Opinion

The 5 Worst Things About Your Commute

Anyone who’s subjected themselves to the personal space eradication service that is public transport knows there are some downsides to it. The downsides are the public, who use the transport.

1. The noises

Putting something in a new context can give you a totally different perspective on it.

On a bus, I suddenly find that the worst thing in the world is the human mouth; it’s a damp, grotesque, and noisy face-void with no place in civilised society. I had to suffer through one journey during which a child decided to use his cake-hole to spew endless, hyper-sonic screeches. His nerve-shredding wails sounded like a dubstep remix of nails scraping down a black board mashed up with a recording of a cat being clubbed with a violin.

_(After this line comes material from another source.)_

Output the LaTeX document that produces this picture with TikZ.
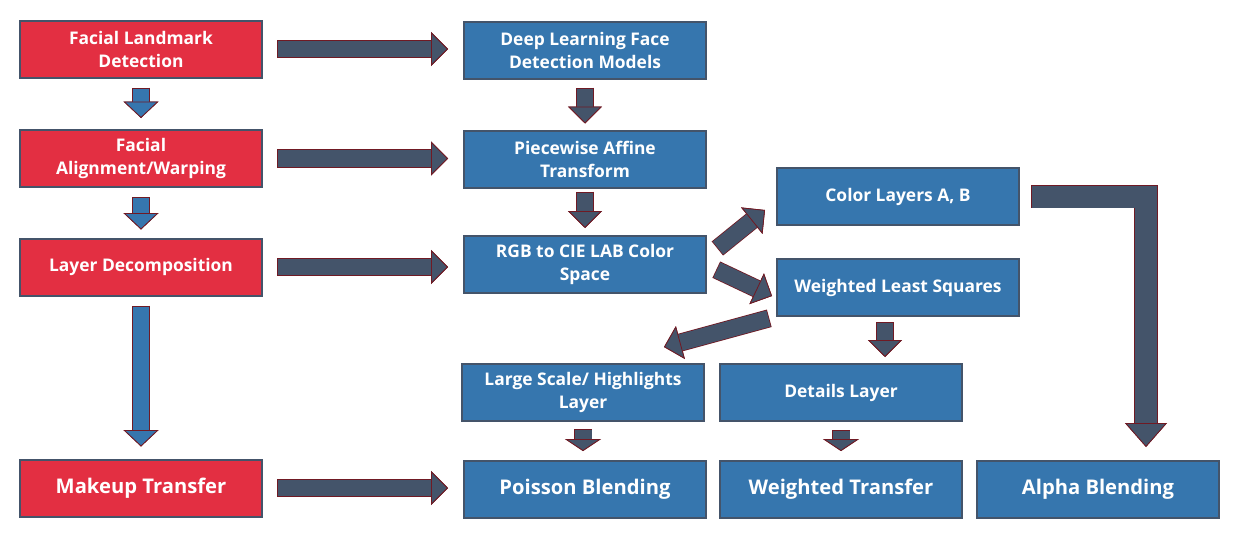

The screaming however, is nothing compared to the more insidious, stomach turning sound of PDA.
One grey morning I was subjected to the sight of two morons in love and their ensuing, clumsy passions. Their faces squelched together and sloppily undulated, it looked like a grotesque, fleshy lava lamp. It was impossible to ignore, I stared hard out the window but I could still hear a clammy, ‘Clop… Clop… Clop…’ These clinches ended with a noise that sounded like wet velcro slowly being drawn apart. They went at each other, again and again, for the entire journey.

2. The smells

A bus is, in essence, a closed environment that will let any unwashed ape proffering a fare in its manky paw on. It’s only reasonable to expect a certain level of ‘musk’. But, sometimes, it goes too far…
I’ve found that any late night sojourns I take are accompanied by the stench of stale cider and lost hope, as dazed looking revellers shamble aboard. Every single one of these boozed up gits seem to have an uncanny ability to hone in on the empty seat beside me and envelop me in their ethanol-and-fag-smoke tinged microclimate.
The true unforgivables are always sober. One drizzly morning I found myself traveling with some kind of sociopath. He apparently thought it was perfectly acceptable to crack open a tin of tuna and tuck in! The entire cabin filled with a bitter, briney stench that stuck to the back of my throat.
The smell wafted through the air for the entire trip, and I left that bus smelling like a Norwegian fishing village.

3. The earphones

The daily transit can be boring and often people pass the time by listening to music.
That’s fine, but earphones are prone to a certain level of ‘overflow’. It’s rare when I’m able to sit near someone listening to their Ipod without being able to hear exactly what banal, tinny dross they’re inflicting on themselves. Believe me, you haven’t suffered through Nathan Carter until you’ve heard the hissing, metallic ghost remix seeping from some gormless rube’s cheap earbuds.

There has to be a deep, particularly unpleasant circle of hell reserved for the degenerate goons who somehow feel it’s acceptable to play music from their cheap phone’s built-in speakers. No matter what song, no matter what volume, the tiny sweatshop made speaker will instantly convert it into a shrieking crackle that could easily be mistaken for the noise a Dalek makes when it reaches orgasim.

4. The temperature

I remember seeing an awful action film, ‘Fortress 2: Re-entry’. It was set aboard a space prison where solitary confinement was in a tiny cell that resembled a glass blister on  the station’s hull. As the stationed spun in orbit the cell would intermittently go from a broiling sweat box, baked in the sun’s unfiltered glare, to a freezing crypt with all warmth bleeding out into the void of space.
It’s a pretty good metaphor for the two temperatures that the cabin of a bus can be.

5. The eye contact

I can’t blame anyone else for this one, it’s all me.

Sometimes I zone out, I get lost in a daydream, oblivious to all that’s happening around me.
I gaze off into nothing, miles away from everything happening around me.
Then, gradually, I come back to my senses… And I realise that I’ve been staring fixedly at an uncomfortable looking commuter for an awkwardly long time.
I blink and try to act like I was looking past them and out the window, but it’s too late.

They probably think I’m some kind of bus faring serial killer.

So, dear reader, what are your bus-borne bugbears?